DETROIT (Reuters) - Fiat Chrysler Automobiles NV (FCHA.MI) (FCAU.N) is reviewing its investment plan for Italy after the country approved taxes on the purchase of larger gasoline and diesel cars, Chief Executive Officer Mike Manley said on Monday.
The carmaker said in late November it would spend more than 5 billion euros ($5.7 billion) on new models and engines in Italy over the next three years to try to make better use of factories and boost jobs and margins.
In December, however, Italy approved measures to offer subsidies of up to 6,000 euros to buyers of new low-emission vehicles while introducing taxes on the larger gasoline and diesel cars.
“It certainly means it needs to be reviewed again. It’s being reviewed at this moment,” Manley told journalists on the sidelines of the Detroit auto show. “Until that review is finished I can’t comment any further.”
FCA’s Italian plans were intended to deliver on a strategy outlined by late boss Sergio Marchionne in June, when he committed to keep converting Italian plants to churn out higher-margin Alfa Romeos, Jeeps and Maseratis, as well as hybrid and electric vehicles, to protect jobs and lift profit.
Manley said tariffs imposed by U.S. President Donald Trump’s administration on steel and aluminum imports would add between $300 million and $350 million in extra costs for FCA in 2019.
He said the partial U.S. government shutdown over spending for a wall sought by Republican Trump on the U.S.-Mexican border has delayed final certification of one of FCA’s heavy-duty pickup trucks.
Pickup trucks are the one of most profitable segments in the auto industry and are a major profit driver for FCA as it battles for market share against General Motors Co (GM.N) and Ford Motor Co (F.N).
“So I am concerned, clearly. Very concerned,” Manley said.
“If it (the shutdown) continues it will have an impact on the launch of heavy duty.”
“The earlier it can be resolved, clearly the better,” he added.
Manley, who took the helm at the world’s seventh-largest carmaker last year after Marchionne’s sudden death, also said that FCA’s robotics business, Comau, and castings unit, Teksid, were not for sale at the moment.
“I’m focused on building value in those businesses.

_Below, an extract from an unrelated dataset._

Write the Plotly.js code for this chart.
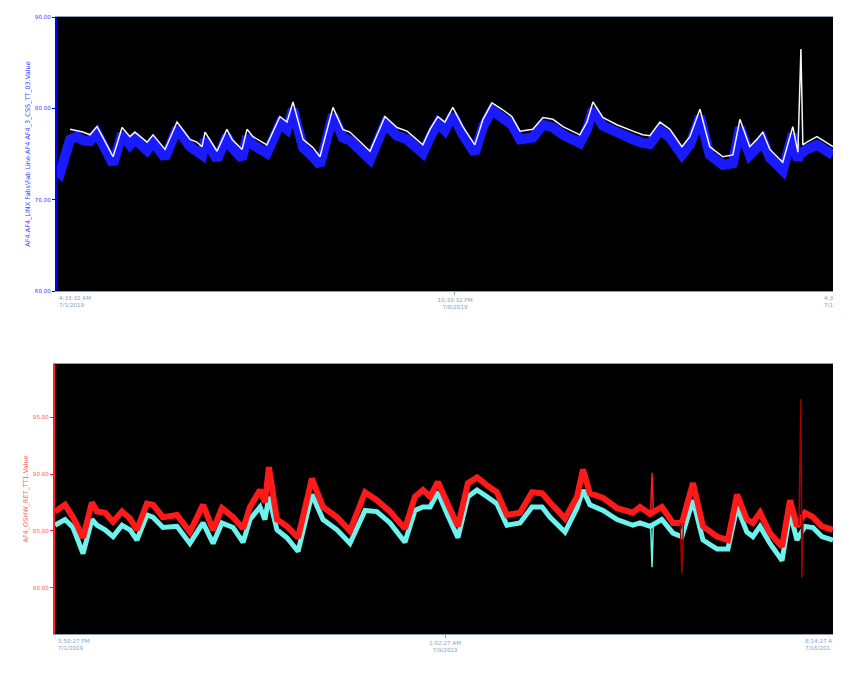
<!DOCTYPE html>
<html>
<head>
<meta charset="utf-8">
<script src="https://cdn.plot.ly/plotly-3.0.1.min.js"></script>
<style>html,body{margin:0;padding:0;background:#fff;}#chart{width:848px;height:674px;}</style>
</head>
<body>
<div id="chart"></div>
<script>
// ---------- Top chart: AF4_3_CSS_TT_03 (hours since 7/1/2019 4:33:32 AM) ----------
const topHours = [0,1.4,6.1,9.3,12.1,15.4,18.7,21.5,26.2,30.4,34.1,36.4,42.1,44.9,50.5,56.1,62.2,65.4,67.8,69.2,74.8,79.4,81.8,86.5,88.8,91.6,98.1,104.2,107.5,110.3,115.0,119.6,122.9,129.0,133.6,136.9,141.6,146.3,153.3,158.9,163.6,171.0,174.3,178.0,181.3,185.0,189.7,195.3,199.1,203.3,208.0,212.6,216.4,222.4,227.1,231.8,236.5,244.4,247.7,250.5,255.1,261.7,269.2,273.8,277.1,281.8,286.5,292.1,295.8,300.5,305.1,311.2,315.9,319.2,323.8,327.1,329.9,333.2,339.2,343.9,346.3,347.7,348.6,350.5,355.2,362.7];
const topWhite = [null,null,77.7,77.5,77.4,77.1,78.0,76.8,74.7,77.9,76.9,77.4,76.3,77.1,75.5,78.5,76.6,76.3,75.8,77.4,75.3,77.7,76.6,75.5,77.7,76.9,76.0,79.1,78.5,80.7,76.6,75.7,74.7,80.1,77.7,77.4,76.4,75.3,79.1,77.9,77.5,76.0,77.7,79.1,78.5,80.1,78.0,76.0,78.8,80.6,79.9,79.1,77.5,77.7,79.0,78.8,78.0,77.1,78.5,80.7,79.0,78.2,77.5,77.1,77.0,78.5,77.7,75.8,76.9,79.9,75.8,74.7,74.9,78.8,75.8,76.6,77.4,75.5,74.1,78.0,75.2,86.5,76.0,76.3,76.9,75.8];
const topBlue = [73.2,72.9,76.6,76.9,76.5,76.4,77.3,75.9,73.9,77.2,76.0,76.6,75.4,76.3,74.6,77.8,75.8,75.3,74.9,76.6,74.4,77.0,75.7,74.5,76.9,76.0,75.1,78.3,77.7,79.9,75.7,74.7,73.8,79.3,76.8,76.5,75.5,74.4,78.3,77.0,76.6,75.1,76.8,78.4,77.6,79.3,77.1,75.1,78.0,79.8,79.0,78.2,76.6,76.8,78.2,77.9,77.1,76.2,77.7,79.9,78.1,77.3,76.6,76.2,76.1,77.6,76.8,74.9,76.0,79.1,74.9,73.8,74.0,77.9,74.9,75.7,76.5,74.6,73.2,77.2,74.3,75.5,75.2,75.5,76.0,74.9];
const topTickHours = [0,186,372];
const topTickLabels = ['4:33:32 AM<br>7/1/2019','10:33:32 PM<br>7/8/2019','4:3<br>7/1'];
const topYTicks = [60,70,80,90];
const topYLabels = ['60.00','70.00','80.00','90.00'];
const topYTitle = 'AF4.AF4_LINX Fabs\\Fab Line.AF4 AF4_3_CSS_TT_03.Value';

// ---------- Bottom chart: AF4_OSHW_RET_TT1 (hours since 7/1/2019 5:50:27 PM) ----------
const botHours = [0,4.5,8.1,12.6,16.6,18.9,22.5,26.1,30.1,33.7,36.8,41.3,44.0,48.5,54.8,60.6,66.5,71.0,75.0,80.0,84.5,87.6,92.1,94.3,96.1,99.7,104.2,109.2,115.4,120.4,126.7,132.5,139.3,144.6,150.5,157.2,161.7,165.3,168.5,172.0,176.1,181.0,185.5,189.6,194.1,198.5,203.0,208.9,214.3,218.8,222.4,229.1,234.5,237.2,240.3,246.2,252.5,259.6,262.8,267.3,272.6,277.6,281.6,286.6,291.1,297.4,302.3,306.4,310.8,313.5,316.7,321.2,326.6,330.2,333.3,335.1,336.9,340.5,344.5,349.5];
const botRed = [86.7,87.3,86.2,84.4,87.5,86.7,86.6,85.8,86.7,86.1,85.1,87.4,87.3,86.2,86.4,84.9,87.3,85.1,87.0,86.2,85.2,87.1,88.6,87.5,90.6,86.0,85.4,84.4,89.6,87.1,86.2,85.0,88.4,87.7,86.7,85.2,88.0,88.6,88.0,89.3,87.5,85.4,89.2,89.7,89.0,88.4,86.4,86.6,88.4,88.3,87.5,86.1,88.0,90.4,88.3,87.9,87.0,86.6,87.1,86.5,87.1,85.7,85.7,89.2,85.4,84.5,84.2,88.2,86.0,85.7,86.6,84.8,83.6,87.7,85.4,86.0,86.6,86.2,85.4,85.1];
const botCyan = [85.5,86.0,85.3,83.0,86.0,85.5,85.1,84.5,85.5,85.1,84.2,86.4,86.2,85.3,85.4,83.9,85.7,83.9,85.7,85.3,84.0,86.0,87.1,86.0,88.0,85.1,84.4,83.2,88.2,86.0,85.1,83.9,86.8,86.7,85.7,84.0,86.8,87.1,87.1,88.4,86.5,84.4,88.0,88.6,88.0,87.4,85.5,85.7,87.1,87.1,86.2,84.9,87.0,88.6,87.3,86.8,86.0,85.5,85.7,85.4,86.0,84.8,84.5,87.7,84.2,83.4,83.4,87.1,84.9,84.5,85.4,83.9,82.4,86.6,84.2,84.8,85.4,85.3,84.5,84.2];
// thin spikes
const redSpikeHours  = [267.6,268.2,268.8];
const redSpikeVals   = [86.6,90.1,86.8];
const cyanSpikeHours = [267.6,268.2,268.8];
const cyanSpikeVals  = [85.4,81.8,85.6];
const darkSpikeHours = [280.9,281.6,282.3,null,334.2,335.1,335.5,336.0];
const darkSpikeVals  = [85.7,81.3,85.7,null,85.5,96.6,80.9,86.0];
const botTickHours = [0,175.2,350.4];
const botTickLabels = ['5:50:27 PM<br>7/1/2019','1:02:27 AM<br>7/9/2019','8:14:27 A<br>7/16/201'];
const botYTicks = [80,85,90,95];
const botYLabels = ['80.00','85.00','90.00','95.00'];
const botYTitle = 'AF4_OSHW_RET_TT1.Value';

const W = 848, H = 674;
const FONT = 'DejaVu Sans, Verdana, sans-serif';
const xLabelColor = '#7f9fc8';
const TICK = 5.6;

const traces = [
  {x: topHours, y: topBlue, xaxis:'x', yaxis:'y', mode:'lines', line:{color:'#1a1aff', width:10}},
  {x: topHours, y: topWhite, xaxis:'x', yaxis:'y', mode:'lines', line:{color:'#f4f4ff', width:1.5}, connectgaps:false},
  {x: botHours, y: botCyan, xaxis:'x2', yaxis:'y2', mode:'lines', line:{color:'#6ff2ee', width:5}},
  {x: cyanSpikeHours, y: cyanSpikeVals, xaxis:'x2', yaxis:'y2', mode:'lines', line:{color:'#6ff2ee', width:1.5}},
  {x: botHours, y: botRed, xaxis:'x2', yaxis:'y2', mode:'lines', line:{color:'#ff1a1a', width:6}},
  {x: redSpikeHours, y: redSpikeVals, xaxis:'x2', yaxis:'y2', mode:'lines', line:{color:'#ff1a1a', width:1.5}},
  {x: darkSpikeHours, y: darkSpikeVals, xaxis:'x2', yaxis:'y2', mode:'lines', line:{color:'#a00000', width:1.5}, connectgaps:false}
];

const annotations = [
  {xref:'paper', yref:'paper', x:57/W, y:1-293/H, xanchor:'left', yanchor:'top', align:'left', showarrow:false, text: topTickLabels[0], font:{family:FONT, size:TICK, color:xLabelColor}},
  {xref:'paper', yref:'paper', x:822/W, y:1-293/H, xanchor:'left', yanchor:'top', align:'left', showarrow:false, text: topTickLabels[2], font:{family:FONT, size:TICK, color:xLabelColor}},
  {xref:'paper', yref:'paper', x:56/W, y:1-636/H, xanchor:'left', yanchor:'top', align:'left', showarrow:false, text: botTickLabels[0], font:{family:FONT, size:TICK, color:xLabelColor}},
  {xref:'paper', yref:'paper', x:803/W, y:1-636/H, xanchor:'left', yanchor:'top', align:'left', showarrow:false, text: botTickLabels[2], font:{family:FONT, size:TICK, color:xLabelColor}}
];

const layout = {
  width: W, height: H,
  margin: {l:0, r:0, t:0, b:0},
  paper_bgcolor: '#ffffff',
  plot_bgcolor: '#000000',
  showlegend: false,
  xaxis: {
    domain:[57/W, 833/W], anchor:'y', range:[0, 362.7],
    tickvals:[topTickHours[1]], ticktext:[topTickLabels[1]],
    tickfont:{family:FONT, size:TICK, color:xLabelColor},
    showgrid:false, zeroline:false, showline:true, linecolor:'#8f9db0', linewidth:1, mirror:true,
    ticks:'outside', ticklen:3, tickcolor:'#8f9db0', automargin:false
  },
  yaxis: {
    domain:[1-291/H, 1-17/H], anchor:'x', range:[60, 90],
    tickvals: topYTicks, ticktext: topYLabels,
    tickfont:{family:FONT, size:TICK, color:'#3d3dff'},
    showgrid:false, zeroline:false, showline:true, linecolor:'#0000ff', linewidth:2,
    ticks:'outside', ticklen:3, tickcolor:'#0000ff', automargin:false,
    title:{text: topYTitle, font:{family:FONT, size:6.5, color:'#3d3dff'}, standoff:4}
  },
  xaxis2: {
    domain:[55/W, 833/W], anchor:'y2', range:[0, 349.5],
    tickvals:[botTickHours[1]], ticktext:[botTickLabels[1]],
    tickfont:{family:FONT, size:TICK, color:xLabelColor},
    showgrid:false, zeroline:false, showline:true, linecolor:'#8f9db0', linewidth:1, mirror:true,
    ticks:'outside', ticklen:3, tickcolor:'#8f9db0', automargin:false
  },
  yaxis2: {
    domain:[1-634/H, 1-364/H], anchor:'x2', range:[75.94, 99.67],
    tickvals: botYTicks, ticktext: botYLabels,
    tickfont:{family:FONT, size:TICK, color:'#ff5a5a'},
    showgrid:false, zeroline:false, showline:true, linecolor:'#ff2020', linewidth:2,
    ticks:'outside', ticklen:3, tickcolor:'#ff2020', automargin:false,
    title:{text: botYTitle, font:{family:FONT, size:6.5, color:'#ff5a5a'}, standoff:4}
  },
  annotations: annotations
};

Plotly.newPlot('chart', traces, layout, {staticPlot:true, displayModeBar:false});
</script>
</body>
</html>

If I’m able to do that, that’s going to give me options in the future,” he said.
FCA last year agreed to sell its biggest parts maker, Magneti Marelli, to Japan’s Calsonic Kansei - owned by U.S. private equity firm KKR (KKR.N) - for 6.2 billion euros.

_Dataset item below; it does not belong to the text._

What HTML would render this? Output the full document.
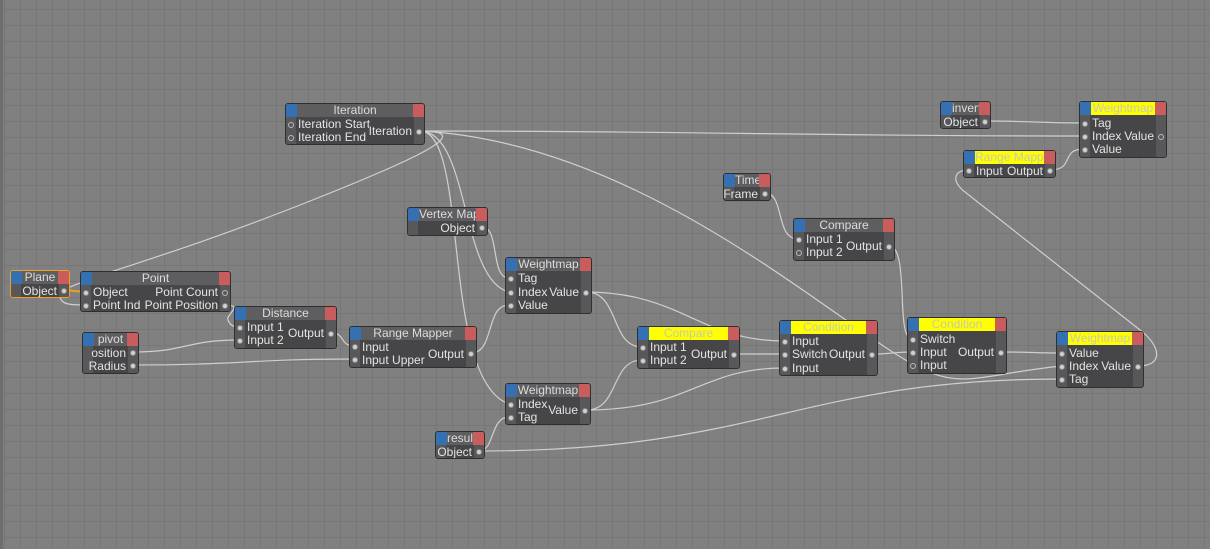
<!DOCTYPE html>
<html><head><meta charset="utf-8"><style>
body{margin:0;width:1210px;height:549px;overflow:hidden;background:#808080;font-family:"Liberation Sans","DejaVu Sans",sans-serif;}
#bg{position:absolute;left:0;top:0;width:1210px;height:549px;
background-image:linear-gradient(to right,#777 1px,transparent 1px),linear-gradient(to bottom,#777 1px,transparent 1px);background-size:16px 16px;background-position:4px 9px;}
#edge{position:absolute;left:0;top:0;width:3px;height:549px;background:#6e6e6e}
svg{position:absolute;left:0;top:0}
.n{position:absolute;background:#464648;border:1px solid #2f2f30;border-radius:3px;box-sizing:border-box;overflow:hidden;font-size:12px;color:#e4e4e4}
.n:before{content:"";position:absolute;left:0;top:13px;bottom:0;width:10px;background:#58585a}
.n:after{content:"";position:absolute;right:0;top:13px;bottom:0;width:10px;background:#58585a}
.h{position:absolute;left:0;right:0;top:0;height:13px;line-height:13px;background:#5e5e60;text-align:center;color:#dcdcdc;border-left:11px solid #3570b3;border-right:11px solid #c95c5c;box-sizing:border-box;white-space:nowrap;overflow:hidden}
.y .h{background:#ffff00;color:#c8c8b8}
.t{position:absolute;line-height:13px;white-space:nowrap;z-index:2}
.r{right:12px}
.p{position:absolute;width:6px;height:6px;border-radius:50%;background:#d0d0d0;border:1px solid #888;box-sizing:border-box;z-index:3}
.o{background:none;border:1px solid #bbb}
.pl{left:2px}.pr{right:2px}
</style></head><body>
<div id="bg"></div><div id="edge"></div>
<svg width="1210" height="549" fill="none" stroke="#cfcfcf" stroke-width="1.2">
<path d="M420 131 C700 131,800 136,1084 136"/>
<path d="M420 131 C470 131,440 150,300 205 S90 275,60 292 C58 305,70 305,85 305"/>
<path d="M420 131 C470 131,460 280,509 292"/>
<path d="M420 131 C470 131,440 380,509 404"/>
<path d="M420 131 C600 140,760 260,860 330 S950 378,1061 366"/>
<path d="M225 305 C245 305,225 315,228 320 C230 326,235 327,239 327"/>
<path d="M133 352 C186 352,186 340,239 340"/>
<path d="M133 365 C240 365,250 359,354 359"/>
<path d="M332 333 C345 333,340 346,354 346"/>
<path d="M471 353 C495 353,485 305,509 305"/>
<path d="M482 227 C500 227,490 278,509 278"/>
<path d="M479 451 C495 451,490 417,509 417"/>
<path d="M479 451 C760 451,800 379,1061 379"/>
<path d="M586 292 C620 292,610 347,642 347"/>
<path d="M586 292 C680 292,700 341,784 341"/>
<path d="M586 410 C620 410,610 360,642 360"/>
<path d="M586 410 C690 410,700 368,784 368"/>
<path d="M734 354 L784 354"/>
<path d="M873 354 C890 354,895 352,912 352"/>
<path d="M765 193 C785 193,775 239,798 239"/>
<path d="M889 246 C910 246,895 339,912 339"/>
<path d="M1002 352 C1030 352,1035 353,1061 353"/>
<path d="M1138 366 C1165 366,1160 345,1140 330 L965 192 C950 180,955 170,968 170"/>
<path d="M1050 170 C1075 170,1060 149,1084 149"/>
<path d="M985 121 C1030 121,1040 123,1084 123"/>
<path d="M64 290 L85 292" stroke="#f0a020" stroke-width="2"/>
</svg>

<div class="n" style="left:285px;top:103px;width:140px;height:42px"><div class="h">Iteration</div>
<i class="p o pl" style="top:18px"></i><span class="t" style="left:12px;top:14px">Iteration Start</span>
<i class="p o pl" style="top:31px"></i><span class="t" style="left:12px;top:27px">Iteration End</span>
<span class="t r" style="top:21px;background:#464648">Iteration</span><i class="p pr" style="top:25px"></i></div>

<div class="n" style="left:10px;top:270px;width:60px;height:28px;border:1px solid #f0a020"><div class="h">Plane</div>
<span class="t r" style="top:14px">Object</span><i class="p pr" style="top:17px"></i></div>

<div class="n" style="left:80px;top:271px;width:151px;height:41px"><div class="h">Point</div>
<i class="p pl" style="top:18px"></i><span class="t" style="left:12px;top:14px">Object</span>
<i class="p pl" style="top:31px"></i><span class="t" style="left:12px;top:27px">Point Ind</span>
<span class="t r" style="top:14px">Point Count</span><i class="p o pr" style="top:18px"></i>
<span class="t r" style="top:27px;background:#464648;padding-left:2px">Point Position</span><i class="p pr" style="top:31px"></i></div>

<div class="n" style="left:234px;top:306px;width:103px;height:43px"><div class="h">Distance</div>
<i class="p pl" style="top:18px"></i><span class="t" style="left:12px;top:14px">Input 1</span>
<i class="p pl" style="top:31px"></i><span class="t" style="left:12px;top:27px">Input 2</span>
<span class="t r" style="top:20px">Output</span><i class="p pr" style="top:24px"></i></div>

<div class="n" style="left:82px;top:332px;width:57px;height:42px"><div class="h">pivot</div>
<span class="t r" style="top:14px">osition</span><i class="p pr" style="top:17px"></i>
<span class="t r" style="top:27px">Radius</span><i class="p pr" style="top:30px"></i></div>

<div class="n" style="left:349px;top:326px;width:128px;height:42px"><div class="h">Range Mapper</div>
<i class="p pl" style="top:17px"></i><span class="t" style="left:12px;top:14px">Input</span>
<i class="p pl" style="top:30px"></i><span class="t" style="left:12px;top:27px">Input Upper</span>
<span class="t r" style="top:21px;background:#464648;padding-left:2px">Output</span><i class="p pr" style="top:24px"></i></div>

<div class="n" style="left:407px;top:207px;width:81px;height:29px"><div class="h">Vertex Map</div>
<span class="t r" style="top:14px">Object</span><i class="p pr" style="top:17px"></i></div>

<div class="n" style="left:505px;top:257px;width:87px;height:57px"><div class="h">Weightmap</div>
<i class="p pl" style="top:18px"></i><span class="t" style="left:12px;top:14px">Tag</span>
<i class="p pl" style="top:32px"></i><span class="t" style="left:12px;top:28px">Index</span>
<i class="p pl" style="top:45px"></i><span class="t" style="left:12px;top:41px">Value</span>
<span class="t r" style="top:28px">Value</span><i class="p pr" style="top:32px"></i></div>

<div class="n" style="left:505px;top:383px;width:86px;height:42px"><div class="h">Weightmap</div>
<i class="p pl" style="top:18px"></i><span class="t" style="left:12px;top:14px">Index</span>
<i class="p pl" style="top:31px"></i><span class="t" style="left:12px;top:27px">Tag</span>
<span class="t r" style="top:20px">Value</span><i class="p pr" style="top:24px"></i></div>

<div class="n" style="left:435px;top:431px;width:50px;height:28px"><div class="h">result</div>
<span class="t r" style="top:14px">Object</span><i class="p pr" style="top:17px"></i></div>

<div class="n y" style="left:637px;top:326px;width:103px;height:43px"><div class="h">Compare</div>
<i class="p pl" style="top:18px"></i><span class="t" style="left:12px;top:14px">Input 1</span>
<i class="p pl" style="top:31px"></i><span class="t" style="left:12px;top:27px">Input 2</span>
<span class="t r" style="top:21px">Output</span><i class="p pr" style="top:25px"></i></div>

<div class="n" style="left:723px;top:173px;width:48px;height:28px"><div class="h">Time</div>
<span class="t r" style="top:14px">Frame</span><i class="p pr" style="top:17px"></i></div>

<div class="n" style="left:793px;top:218px;width:102px;height:43px"><div class="h">Compare</div>
<i class="p pl" style="top:18px"></i><span class="t" style="left:12px;top:14px">Input 1</span>
<i class="p o pl" style="top:31px"></i><span class="t" style="left:12px;top:27px">Input 2</span>
<span class="t r" style="top:21px">Output</span><i class="p pr" style="top:25px"></i></div>

<div class="n y" style="left:779px;top:320px;width:99px;height:56px"><div class="h">Condition</div>
<i class="p pl" style="top:18px"></i><span class="t" style="left:12px;top:14px">Input</span>
<i class="p pl" style="top:31px"></i><span class="t" style="left:12px;top:27px">Switch</span>
<i class="p pl" style="top:45px"></i><span class="t" style="left:12px;top:41px">Input</span>
<span class="t r" style="top:27px">Output</span><i class="p pr" style="top:31px"></i></div>

<div class="n y" style="left:907px;top:317px;width:100px;height:57px"><div class="h">Condition</div>
<i class="p pl" style="top:19px"></i><span class="t" style="left:12px;top:15px">Switch</span>
<i class="p pl" style="top:32px"></i><span class="t" style="left:12px;top:28px">Input</span>
<i class="p o pl" style="top:45px"></i><span class="t" style="left:12px;top:41px">Input</span>
<span class="t r" style="top:28px">Output</span><i class="p pr" style="top:32px"></i></div>

<div class="n y" style="left:1056px;top:331px;width:88px;height:57px"><div class="h">Weightmap</div>
<i class="p pl" style="top:19px"></i><span class="t" style="left:12px;top:15px">Value</span>
<i class="p pl" style="top:32px"></i><span class="t" style="left:12px;top:28px">Index</span>
<i class="p pl" style="top:45px"></i><span class="t" style="left:12px;top:41px">Tag</span>
<span class="t r" style="top:28px">Value</span><i class="p pr" style="top:32px"></i></div>

<div class="n" style="left:940px;top:101px;width:51px;height:28px"><div class="h">invert</div>
<span class="t r" style="top:14px">Object</span><i class="p pr" style="top:17px"></i></div>

<div class="n y" style="left:1079px;top:101px;width:88px;height:57px"><div class="h">Weightmap</div>
<i class="p pl" style="top:19px"></i><span class="t" style="left:12px;top:15px">Tag</span>
<i class="p pl" style="top:32px"></i><span class="t" style="left:12px;top:28px">Index</span>
<i class="p pl" style="top:45px"></i><span class="t" style="left:12px;top:41px">Value</span>
<span class="t r" style="top:28px">Value</span><i class="p o pr" style="top:32px"></i></div>

<div class="n y" style="left:963px;top:150px;width:93px;height:28px"><div class="h">Range Mapper</div>
<i class="p pl" style="top:17px"></i><span class="t" style="left:12px;top:14px">Input</span>
<span class="t r" style="top:14px">Output</span><i class="p pr" style="top:17px"></i></div>
</body></html>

That sparked renewed speculation that the smaller Comau and Teksid businesses could also go, especially after attracting interest from potential buyers in the past.
“One thing I learned in 2018: you should never say never,” Manley said. “Those businesses have value, there have been people that have talked to us about those businesses and I’ve been interested to hear what they have to say.”